For their part, the small state representatives argued that the states were, in fact, of a legally equal status, and that proportional representation would be unfair to their states. Gunning Bedford, Jr. of Delaware notoriously threatened on behalf of the small states, “the small ones w[ould] find some foreign ally of more honor and good faith, who will take them by the hand and do them justice.”
Elbridge Gerry ridiculed the small states’ claim of sovereignty, saying “that we never were independent States, were not such now, & never could be even on the principles of the Confederation. The States & the advocates for them were intoxicated with the idea of their sovereignty.”[4]
The Compromise
On June 14, when the Convention was ready to consider the report on the Virginia plan, William Paterson of New Jersey requested an adjournment to allow certain delegations more time to prepare a substitute plan. The request was granted, and, on the next day, Paterson submitted nine resolutions embodying necessary amendments to the Articles of Confederation, which was followed by a vigorous debate. On June 19, the delegates rejected the New Jersey Plan and voted to proceed with a discussion of the Virginia Plan. The small States became increasingly discontented, and some threatened to withdraw. On July 2, the Convention was deadlocked over giving each State an equal vote in the upper house, with five States in the affirmative, five in the negative, and one divided.
The problem was referred to a committee consisting of one delegate from each State to reach a compromise. On July 5, the committee submitted its report, which became the basis for the “Great Compromise” of the Convention. The report recommended that in the upper house each State should have an equal vote and in the lower house, each State should have one representative for every 40,000 inhabitants,[5] counting slaves as three-fifths of an inhabitant,[5] and that money bills should originate in the lower house (not subject to amendment by the upper chamber).

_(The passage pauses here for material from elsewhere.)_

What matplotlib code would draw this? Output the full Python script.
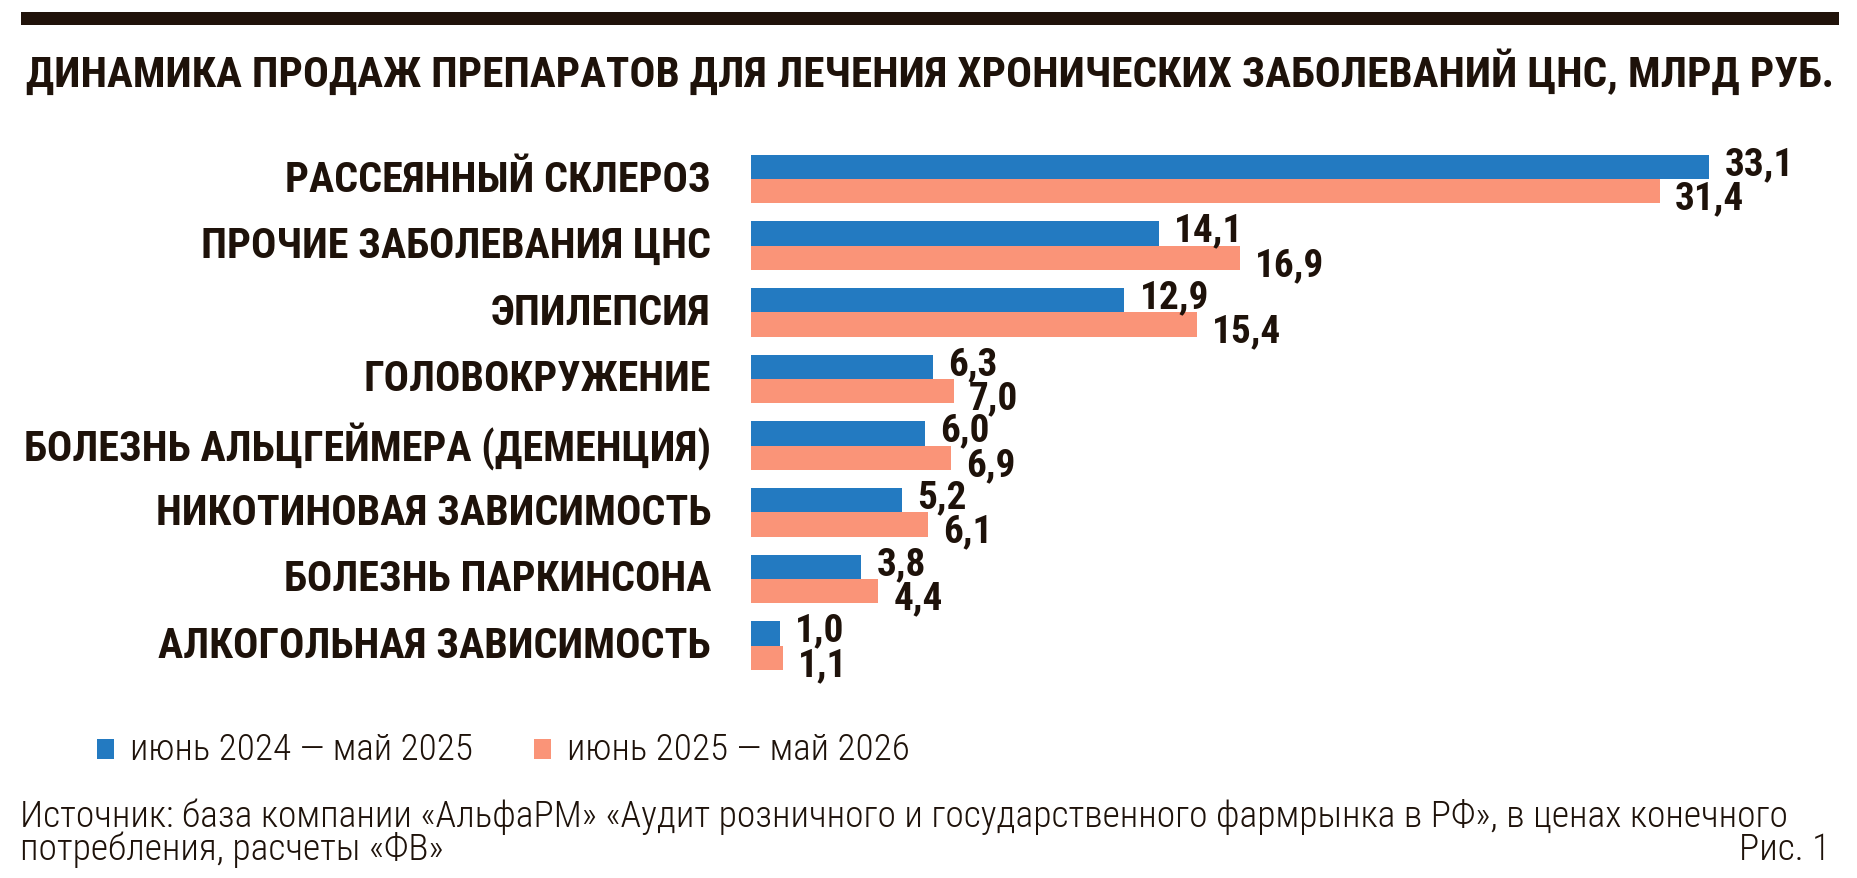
#!/usr/bin/env python3
import numpy as np
import matplotlib
matplotlib.use("Agg")
import matplotlib.pyplot as plt
from matplotlib.patches import Rectangle

# data
categories = [
    "РАССЕЯННЫЙ СКЛЕРОЗ",
    "ПРОЧИЕ ЗАБОЛЕВАНИЯ ЦНС",
    "ЭПИЛЕПСИЯ",
    "ГОЛОВОКРУЖЕНИЕ",
    "БОЛЕЗНЬ АЛЬЦГЕЙМЕРА (ДЕМЕНЦИЯ)",
    "НИКОТИНОВАЯ ЗАВИСИМОСТЬ",
    "БОЛЕЗНЬ ПАРКИНСОНА",
    "АЛКОГОЛЬНАЯ ЗАВИСИМОСТЬ",
]
sales_2024_25 = [33.1, 14.1, 12.9, 6.3, 6.0, 5.2, 3.8, 1.0]
sales_2025_26 = [31.4, 16.9, 15.4, 7.0, 6.9, 6.1, 4.4, 1.1]
series_labels = ["июнь 2024 — май 2025", "июнь 2025 — май 2026"]

title = "ДИНАМИКА ПРОДАЖ ПРЕПАРАТОВ ДЛЯ ЛЕЧЕНИЯ ХРОНИЧЕСКИХ ЗАБОЛЕВАНИЙ ЦНС, МЛРД РУБ."
source_lines = [
    "Источник: база компании «АльфаРМ» «Аудит розничного и государственного фармрынка в РФ», в ценах конечного",
    "потребления, расчеты «ФВ»",
]
fig_label = "Рис. 1"

BLUE = "#237AC1"
ORANGE = "#FA9478"
INK = "#1E120A"
FONT = ["Roboto Condensed", "DejaVu Sans"]

W, H = 1857, 879
plt.rcParams["font.family"] = FONT


def fx(px):
    return px / W


def fy(py):
    return 1 - py / H


def fit_width(fig, txt, target_px):
    # shrink/grow font so the rendered text spans target_px
    r = fig.canvas.get_renderer()
    w = txt.get_window_extent(renderer=r).width
    txt.set_fontsize(txt.get_fontsize() * target_px / w)


fig = plt.figure(figsize=(W / 100, H / 100), dpi=100)
fig.patch.set_facecolor("white")

# dark strip on top
fig.add_artist(Rectangle((fx(21), fy(26)), fx(1839) - fx(21), fy(13) - fy(26),
                         transform=fig.transFigure, color="#20120A", lw=0))

t = fig.text(fx(26), fy(73), title, ha="left", va="center", fontsize=30,
             fontweight="bold", color=INK)
fit_width(fig, t, 1804)

# bars
row_top, row_bot = 180.0, 646.6
step = (row_bot - row_top) / (len(categories) - 1)
ax = fig.add_axes([fx(751), fy(row_bot + step / 2), fx(1764) - fx(751),
                   (row_bot - row_top + step) / H])
y = np.arange(len(categories))
h = 0.364
ax.barh(y - h / 2, sales_2024_25, height=h, color=BLUE, lw=0)
ax.barh(y + h / 2, sales_2025_26, height=h, color=ORANGE, lw=0)
ax.set_xlim(0, 35)
ax.set_ylim(len(categories) - 0.5, -0.5)
ax.axis("off")

# category labels
labs = []
for yi, c in zip(y, categories):
    labs.append(ax.annotate(c, (0, yi), xytext=(-40, 0), textcoords="offset pixels",
                            ha="right", va="center", fontsize=22,
                            fontweight="bold", color=INK))
r = fig.canvas.get_renderer()
widest = max(l.get_window_extent(renderer=r).width for l in labs)
lab_size = 22 * 687 / widest
for l in labs:
    l.set_fontsize(lab_size)

val_size = lab_size * 0.93
for yi, a, b in zip(y, sales_2024_25, sales_2025_26):
    ax.annotate(f"{a:.1f}".replace(".", ","), (a, yi - h / 2 - 0.05), xytext=(11, 0),
                textcoords="offset points", ha="left", va="center",
                fontsize=val_size, fontweight="bold", color=INK)
    ax.annotate(f"{b:.1f}".replace(".", ","), (b, yi + h / 2 + 0.1), xytext=(11, 0),
                textcoords="offset points", ha="left", va="center",
                fontsize=val_size, fontweight="bold", color=INK)

# legend
leg_y = 750
for (sq_x, tx_x), lab, col in zip([(97, 130), (534, 567)], series_labels, [BLUE, ORANGE]):
    fig.add_artist(Rectangle((fx(sq_x), fy(leg_y + 10)), fx(17), 20 / H,
                             transform=fig.transFigure, color=col, lw=0))
    lt = fig.text(fx(tx_x), fy(leg_y), lab, ha="left", va="center", fontsize=20,
                  fontweight="light", color=INK)
    fit_width(fig, lt, 343)

# source
s1 = fig.text(fx(20), fy(817), source_lines[0], ha="left", va="center", fontsize=20,
              fontweight="light", color=INK)
fit_width(fig, s1, 1766)
fig.text(fx(20), fy(850), source_lines[1], ha="left", va="center",
         fontsize=s1.get_fontsize(), fontweight="light", color=INK)
fig.text(fx(1830), fy(850), fig_label, ha="right", va="center",
         fontsize=s1.get_fontsize(), fontweight="light", color=INK)

fig.savefig("out.png", dpi=100, facecolor="white")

After six weeks of turmoil, North Carolina switched its vote to equal representation per state and Massachusetts abstained, and a compromise was reached, being called the “Great Compromise.” In the “Great Compromise,” every state was given equal representation, previously known as the New Jersey Plan, in one house of Congress, and proportional representation, known before as the Virginia Plan, in the other. Because it was considered more responsive to majority sentiment, the House of Representatives was given the power to originate all legislation dealing with the federal budget and revenues/taxation, per the Origination Clause.
Roger Sherman and Oliver Ellsworth, both of the Connecticut delegation, created a compromise that, in a sense, blended the Virginia (large-state) and New Jersey (small-state) proposals regarding congressional apportionment. Ultimately, however, its main contribution was in determining the apportionment of the Senate. Sherman sided with the two-house national legislature of the Virginia Plan but proposed “That the proportion of suffrage in the 1st. Branch [house] should be according to the respective numbers of free inhabitants; and that in the second branch or Senate, each State should have one vote and no more.”[6] Although Sherman was well liked and respected among the delegates, his plan failed at first. It was not until July 23 that representation was finally settled.[6]

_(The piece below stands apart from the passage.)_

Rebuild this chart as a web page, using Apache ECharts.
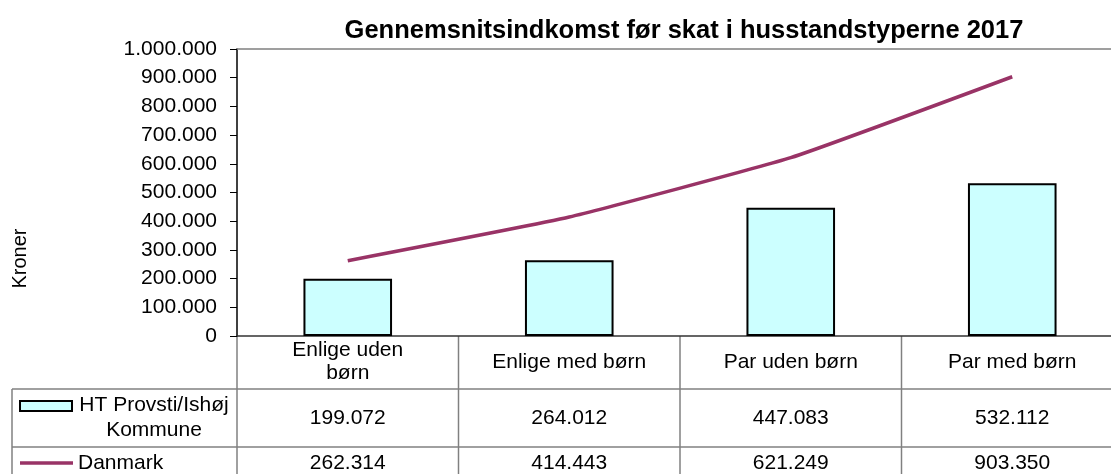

What was ultimately included in the constitution was a modified form of this plan, partly because the larger states disliked it. In committee, Benjamin Franklin modified Sherman’s proposal to make it more acceptable to the larger states. He added the requirement that revenue bills originate in the house.
The final vote on the Connecticut Compromise on July 16th left the Senate looking to the Confederation Congress. In the preceding weeks of debate, James Madison of Virginia, Rufus King of New York, and Gouverneur Morris of New York each vigorously opposed the compromise for this reason.[7] For the nationalists, the Convention’s vote for the compromise was a stunning defeat. However, on July 23, they found a way to salvage their vision of an elite, independent Senate. Just before most of the convention’s work was referred to the Committee of Detail, Gouverneur Morris and Rufus King moved that state’s members in the Senate be given individual votes, rather than voting en bloc, as they had in the Confederation Congress. Then Oliver Ellsworth, a leading proponent of the Connecticut Compromise, supported their motion, and the Convention adopted the Compromise.[8]Since the Convention had early acquiesced in the Virginia Plan’s proposal that senators have long terms, restoring that Plan’s vision of individually powerful senators stopped the Senate from becoming a strong safeguard of federalism. State governments lost their direct say in Congress’s decisions to make national laws. As the personally influential senators received terms much longer than the state legislators who elected them, they became substantially independent. The compromise continued to serve the self-interests of small-state political leaders, who were assured of access to more seats in the Senate than they might otherwise have obtained.[9]
Aftermath
Senate representation was explicitly protected in Article Five of the United States Constitution:
…no state, without its consent, shall be deprived of its equal suffrage in the Senate.[10]